Platte City’s Board of Aldermen Tuesday night extended Gehrt’s contract by another year. The new agreement, which will be looked at again in November as part of an annual review process, expires in November of 2015.
There is no pay hike for Gehrt in the new agreement. His salary will remain at $87,547.
Gehrt was hired in November of 2011 at a salary of $85,000. His salary did not increase in 2012 as the budget froze salaries for all staff. In November of 2013, Gehrt and all city staff members with satisfactory performance evaluations received a three percent increase.
What is different in this new agreement is the residency requirement. The old pact required the city administrator to have a residence in the city limits.
“They are giving me a temporary waiver, which is good through November of 2015, that I have to live within a 30 minute response time from the city limits,” Gehrt said.
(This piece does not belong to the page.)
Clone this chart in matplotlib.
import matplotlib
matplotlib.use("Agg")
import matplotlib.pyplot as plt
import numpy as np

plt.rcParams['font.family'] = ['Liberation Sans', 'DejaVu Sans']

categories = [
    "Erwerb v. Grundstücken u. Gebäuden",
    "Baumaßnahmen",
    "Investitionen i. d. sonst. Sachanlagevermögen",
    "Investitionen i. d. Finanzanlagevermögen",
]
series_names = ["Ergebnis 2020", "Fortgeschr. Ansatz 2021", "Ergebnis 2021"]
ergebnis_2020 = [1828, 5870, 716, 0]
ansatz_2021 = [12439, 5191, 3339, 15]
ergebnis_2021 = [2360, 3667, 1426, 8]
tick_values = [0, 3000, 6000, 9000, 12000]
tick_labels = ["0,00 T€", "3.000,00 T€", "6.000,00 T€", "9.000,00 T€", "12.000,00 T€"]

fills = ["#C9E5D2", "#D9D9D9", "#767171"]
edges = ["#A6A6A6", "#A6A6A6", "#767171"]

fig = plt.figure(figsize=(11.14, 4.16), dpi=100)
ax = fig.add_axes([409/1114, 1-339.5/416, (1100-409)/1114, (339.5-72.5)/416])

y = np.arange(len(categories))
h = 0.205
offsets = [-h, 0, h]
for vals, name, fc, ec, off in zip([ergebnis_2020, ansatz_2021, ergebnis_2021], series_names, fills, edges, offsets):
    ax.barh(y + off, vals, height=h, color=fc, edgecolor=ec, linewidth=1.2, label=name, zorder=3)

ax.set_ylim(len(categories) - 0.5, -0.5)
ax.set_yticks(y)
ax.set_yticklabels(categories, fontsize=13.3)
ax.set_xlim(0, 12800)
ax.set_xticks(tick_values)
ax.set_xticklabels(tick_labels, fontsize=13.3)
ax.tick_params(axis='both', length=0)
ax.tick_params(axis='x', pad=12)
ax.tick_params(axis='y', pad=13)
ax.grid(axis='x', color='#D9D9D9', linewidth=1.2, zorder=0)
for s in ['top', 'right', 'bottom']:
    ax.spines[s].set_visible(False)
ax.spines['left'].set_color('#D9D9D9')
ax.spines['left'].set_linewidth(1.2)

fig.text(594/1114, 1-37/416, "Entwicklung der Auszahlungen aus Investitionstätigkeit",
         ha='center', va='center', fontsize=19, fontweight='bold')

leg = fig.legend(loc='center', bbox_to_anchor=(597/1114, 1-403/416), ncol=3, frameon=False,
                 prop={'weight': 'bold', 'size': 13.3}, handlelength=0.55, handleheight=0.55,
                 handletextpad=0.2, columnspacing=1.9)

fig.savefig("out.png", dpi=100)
Gehrt said he still owns a residence “just on the other side of Smithville Lake in Clinton County.” He has had an apartment in Platte City.
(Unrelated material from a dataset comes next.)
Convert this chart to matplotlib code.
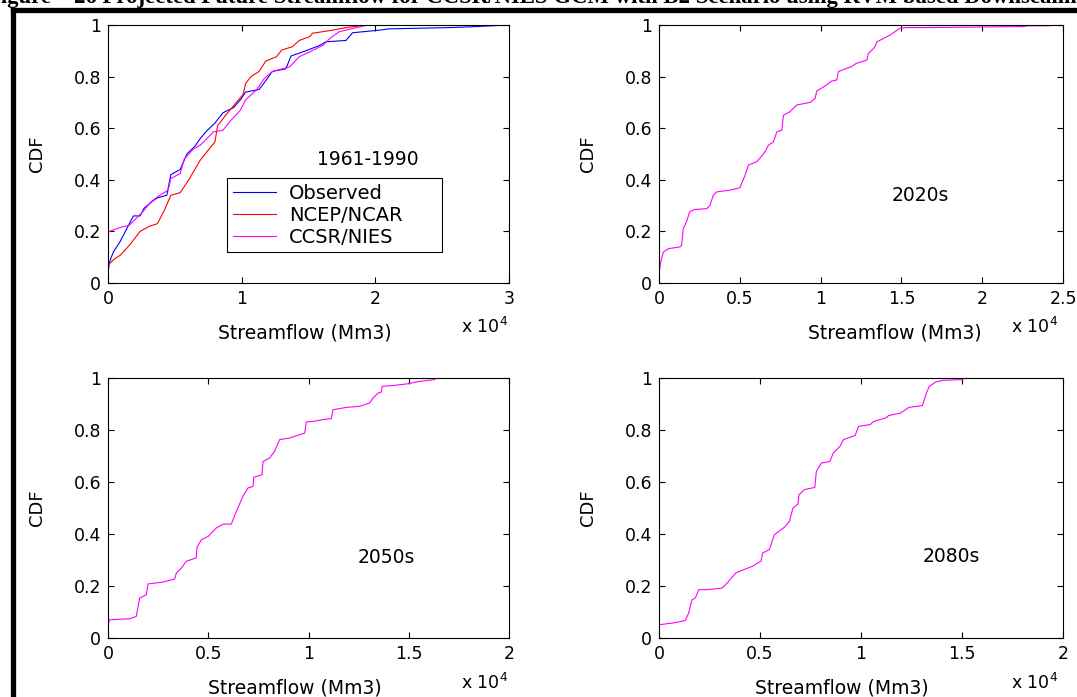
import matplotlib
matplotlib.use("Agg")
import matplotlib.pyplot as plt
from matplotlib.lines import Line2D

plt.rcParams['font.family'] = ['DejaVu Sans']

# ---- data (streamflow x 10^4 Mm3, CDF) ----
obs_x = [0, 0.01, 0.04, 0.09, 0.14, 0.19, 0.24, 0.27, 0.34, 0.37, 0.44, 0.47, 0.54, 0.59,
         0.65, 0.69, 0.74, 0.80, 0.86, 0.94, 0.99, 1.03, 1.13, 1.16, 1.23, 1.33, 1.37, 1.48,
         1.58, 1.63, 1.78, 1.83, 2.03, 2.10, 2.56, 2.76, 2.99]
obs_y = [0.036, 0.08, 0.12, 0.16, 0.21, 0.26, 0.26, 0.29, 0.32, 0.33, 0.34, 0.42, 0.44, 0.50,
         0.53, 0.56, 0.59, 0.62, 0.66, 0.68, 0.71, 0.74, 0.75, 0.77, 0.82, 0.83, 0.88, 0.90,
         0.92, 0.935, 0.94, 0.97, 0.98, 0.985, 0.99, 0.994, 1.0]

ncep_x = [0, 0.05, 0.09, 0.16, 0.24, 0.31, 0.37, 0.42, 0.47, 0.54, 0.61, 0.69, 0.75, 0.80,
          0.82, 0.88, 0.96, 1.01, 1.03, 1.07, 1.13, 1.18, 1.26, 1.30, 1.38, 1.43, 1.51, 1.53,
          1.68, 1.78, 1.93]
ncep_y = [0.07, 0.094, 0.107, 0.146, 0.20, 0.22, 0.23, 0.28, 0.34, 0.35, 0.405, 0.476, 0.515,
          0.547, 0.61, 0.65, 0.70, 0.73, 0.774, 0.80, 0.82, 0.86, 0.877, 0.903, 0.916, 0.94,
          0.955, 0.968, 0.98, 0.99, 1.0]

ccsr_x = [0, 0.09, 0.16, 0.21, 0.26, 0.32, 0.37, 0.45, 0.47, 0.54, 0.57, 0.64, 0.69, 0.79,
          0.86, 0.91, 0.99, 1.03, 1.11, 1.17, 1.23, 1.36, 1.43, 1.51, 1.61, 1.66, 1.73, 1.86, 1.92]
ccsr_y = [0.198, 0.215, 0.224, 0.25, 0.276, 0.314, 0.334, 0.36, 0.405, 0.424, 0.48, 0.52,
          0.534, 0.586, 0.592, 0.625, 0.67, 0.71, 0.748, 0.793, 0.82, 0.838, 0.877, 0.896,
          0.922, 0.948, 0.974, 0.99, 0.997]

f2020_x = [0, 0.01, 0.027, 0.058, 0.13, 0.14, 0.15, 0.17, 0.19, 0.22, 0.295, 0.315, 0.336,
           0.357, 0.44, 0.50, 0.533, 0.553, 0.605, 0.656, 0.677, 0.708, 0.729, 0.76, 0.77,
           0.81, 0.853, 0.935, 0.966, 0.976, 1.018, 1.07, 1.10, 1.11, 1.16, 1.19, 1.22, 1.286,
           1.296, 1.33, 1.35, 1.39, 1.43, 1.49, 1.53, 1.66, 2.26, 2.28, 2.42]
f2020_y = [0.036, 0.08, 0.12, 0.133, 0.14, 0.146, 0.21, 0.237, 0.276, 0.285, 0.288, 0.30,
           0.34, 0.353, 0.36, 0.369, 0.418, 0.457, 0.47, 0.508, 0.534, 0.547, 0.586, 0.592,
           0.65, 0.664, 0.69, 0.70, 0.715, 0.744, 0.76, 0.783, 0.787, 0.819, 0.832, 0.838,
           0.851, 0.864, 0.89, 0.91, 0.935, 0.948, 0.961, 0.987, 0.99, 0.99, 0.994, 0.997, 0.997]

f2050_x = [0, 0.008, 0.108, 0.141, 0.158, 0.175, 0.191, 0.20, 0.274, 0.333, 0.341, 0.366,
           0.39, 0.44, 0.444, 0.466, 0.50, 0.54, 0.574, 0.615, 0.64, 0.673, 0.698, 0.723,
           0.727, 0.768, 0.773, 0.806, 0.831, 0.856, 0.906, 0.956, 0.981, 0.989, 1.022, 1.072,
           1.114, 1.122, 1.189, 1.255, 1.305, 1.322, 1.347, 1.363, 1.368, 1.421, 1.488, 1.554, 1.629]
f2050_y = [0.051, 0.07, 0.074, 0.083, 0.154, 0.16, 0.167, 0.208, 0.215, 0.227, 0.25, 0.269,
           0.295, 0.308, 0.349, 0.378, 0.391, 0.423, 0.438, 0.438, 0.487, 0.545, 0.577, 0.583,
           0.618, 0.628, 0.679, 0.692, 0.718, 0.763, 0.769, 0.782, 0.788, 0.831, 0.833, 0.84,
           0.844, 0.878, 0.887, 0.891, 0.904, 0.923, 0.942, 0.946, 0.968, 0.971, 0.977, 0.987, 0.994]

f2080_x = [0, 0.072, 0.13, 0.147, 0.163, 0.18, 0.197, 0.238, 0.313, 0.338, 0.38, 0.42, 0.463,
           0.488, 0.505, 0.513, 0.546, 0.571, 0.621, 0.646, 0.663, 0.688, 0.693, 0.721, 0.771,
           0.779, 0.804, 0.846, 0.863, 0.896, 0.913, 0.971, 0.988, 1.046, 1.063, 1.121, 1.138,
           1.196, 1.237, 1.304, 1.321, 1.338, 1.371, 1.404, 1.504]
f2080_y = [0.051, 0.058, 0.067, 0.096, 0.147, 0.154, 0.186, 0.186, 0.192, 0.212, 0.25, 0.263,
           0.276, 0.288, 0.295, 0.327, 0.34, 0.397, 0.426, 0.449, 0.50, 0.515, 0.551, 0.571,
           0.579, 0.641, 0.673, 0.679, 0.712, 0.737, 0.763, 0.779, 0.814, 0.821, 0.833, 0.846,
           0.856, 0.865, 0.887, 0.894, 0.936, 0.968, 0.985, 0.991, 0.994]

y_ticks = [0, 0.2, 0.4, 0.6, 0.8, 1]
y_labels = ['0', '0.2', '0.4', '0.6', '0.8', '1']
series_names = ['Observed', 'NCEP/NCAR', 'CCSR/NIES']
period_labels = ['1961-1990', '2020s', '2050s', '2080s']

W, H = 1077, 697
fig = plt.figure(figsize=(W / 100, H / 100), dpi=100)


def px_axes(l, t, r, b):
    return fig.add_axes([l / W, (H - b) / H, (r - l) / W, (b - t) / H])


def style(ax, xmax, xticks, xlabels):
    ax.set_xlim(0, xmax)
    ax.set_ylim(0, 1)
    ax.set_xticks(xticks)
    ax.set_xticklabels(xlabels)
    ax.set_yticks(y_ticks)
    ax.set_yticklabels(y_labels)
    ax.tick_params(direction='in', top=True, right=True, length=4, width=0.8,
                   labelsize=12.5, pad=5)
    for s in ax.spines.values():
        s.set_linewidth(0.8)
    ax.set_ylabel('CDF', fontsize=13, labelpad=20)


ax1 = px_axes(108, 25, 509, 283)
ax2 = px_axes(659, 25, 1063, 283)
ax3 = px_axes(108, 378, 509, 638)
ax4 = px_axes(659, 378, 1063, 638)

ax1.plot(obs_x, obs_y, color='#0000ff', lw=0.8, label=series_names[0])
ax1.plot(ncep_x, ncep_y, color='#ff0000', lw=0.8, label=series_names[1])
ax1.plot(ccsr_x, ccsr_y, color='#ff00ff', lw=0.8, label=series_names[2])
style(ax1, 3, [0, 1, 2, 3], ['0', '1', '2', '3'])
ax1.text(1.94, 0.48, period_labels[0], ha='center', va='center', fontsize=13.5)
ax1.legend(loc='upper left', bbox_to_anchor=(0.297, 0.140, 0.536, 0.267), mode='expand',
           fancybox=False, edgecolor='black', framealpha=1, fontsize=14,
           handlelength=2.2, handletextpad=0.7, labelspacing=0.15, borderpad=0.3,
           borderaxespad=0)
ax1.get_legend().get_frame().set_linewidth(0.8)

ax2.plot(f2020_x, f2020_y, color='#ff00ff', lw=0.8)
style(ax2, 2.5, [0, 0.5, 1, 1.5, 2, 2.5], ['0', '0.5', '1', '1.5', '2', '2.5'])
ax2.text(1.62, 0.34, period_labels[1], ha='center', va='center', fontsize=13.5)

ax3.plot(f2050_x, f2050_y, color='#ff00ff', lw=0.8)
style(ax3, 2, [0, 0.5, 1, 1.5, 2], ['0', '0.5', '1', '1.5', '2'])
ax3.text(1.39, 0.31, period_labels[2], ha='center', va='center', fontsize=13.5)

ax4.plot(f2080_x, f2080_y, color='#ff00ff', lw=0.8)
style(ax4, 2, [0, 0.5, 1, 1.5, 2], ['0', '0.5', '1', '1.5', '2'])
ax4.text(1.445, 0.314, period_labels[3], ha='center', va='center', fontsize=13.5)

# x labels and x10^4 multipliers placed like the MATLAB export
for cx, cy, mx, my in [(305, 333, 485, 327), (895, 333, 1035, 327),
                       (295, 688, 485, 683), (842, 688, 1035, 683)]:
    fig.text(cx / W, 1 - cy / H, 'Streamflow (Mm3)', ha='center', va='center', fontsize=13.5)
    fig.text(mx / W, 1 - my / H, r'x 10$^4$', ha='center', va='center', fontsize=12.5)

# cut-off caption and page border
fig.text(-0.012, 1.003, 'Figure \u2013 26 Projected Future Streamflow for CCSR/NIES GCM with B2 '
         'Scenario using RVM based Downscaling', ha='left', va='center',
         family='Liberation Serif', fontweight='bold', fontsize=16.4)
fig.add_artist(Line2D([12.5 / W, 12.5 / W], [0, 1 - 9.5 / H], color='black', lw=3.8,
                      solid_capstyle='projecting'))
fig.add_artist(Line2D([12.5 / W, 1], [1 - 9.5 / H, 1 - 9.5 / H], color='black', lw=3.8,
                      solid_capstyle='projecting'))

fig.savefig('out.png', dpi=100)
He said in the past he has had his Clinton County home on the market but has been unable to sell it.
“With the market situation, we have been unable to sell. I appreciate the board’s consideration to give me the waiver because you don’t want to take a bath on a house,” he told The Landmark this week.
The new agreement also calls for Gehrt to “maintain a mailing address within the corporate boundaries of the city.”
Gehrt said he likes the idea of the board of aldermen reviewing his employment agreement every November and extending by one year at that time if the parties agree rather than having an automatic three year extension.
He said the annual discussion and decision to extend the agreement by another year allows for any issues to be brought to light instead of allowing differences to “fester.”
Gehrt served as city administrator at Plattsburg in Clinton County for 10 years. Before being hired by Platte City, he most recently had been local government advisory team leader in Kabul, Afghanistan for 18 months while working for International City County Government Association (ICMA) developing organizational capacity in all major functional areas of local government.